Acciones que pueden enfatizar la libertad (liberalismo democrático), la igualdad (socialismo democrático) o la tradición (conservadurismo democrático), pero que aceptan las reglas de la democracia electoral, del estado democrático y de la cultura tolerante y solidaria.
En mi concepción socialcristiana lo esencial que se requiere es el componente de la fraternidad, que se expresa en la comunidad como amistad social según la terminología del Papa Francisco. Fraternidad que exige respeto y participación.

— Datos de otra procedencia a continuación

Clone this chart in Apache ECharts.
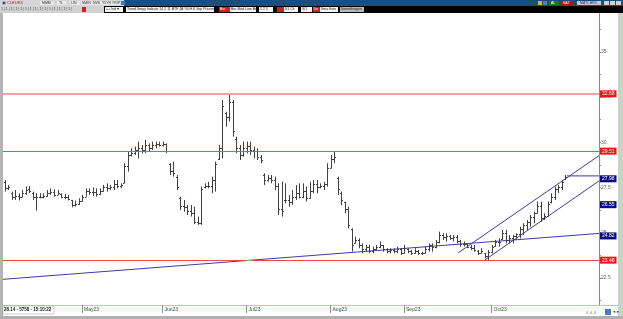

La ausencia de la fraternidad dificultó en enfrentamientos del pasado el equilibrio entre libertad e igualdad. Sin fraternidad, si cada persona no considera para su propio bienestar el bienestar de sus semejantes, la lucha contra la discriminación cae en identitarismo tribal y el enfrentamiento a la pérdida de valores se pervierte en absolutismo cultural.
Es necesario en política crear armonía entre la solidaridad con las demás personas y la subsidiariedad para que las organizaciones sociales más cercanas atiendan sus propios asuntos. Y para ello no deberíamos tener temor a predicar en política el amor.
Proponer el amor en política no es un romanticismo ingenuo. Es destacar la más poderosa fuerza para el bien personal y para el bien común.
La radicalidad de los dos extremismos que hoy se enfrentan dificulta que se escuchen las voces tranquilas de la moderación y la tolerancia.
Proponer como solución el amor puede vencer esa dificultad. El amor vence la discriminación. El amor vence la desvalorización comunitaria. El amor nos une en la diversidad.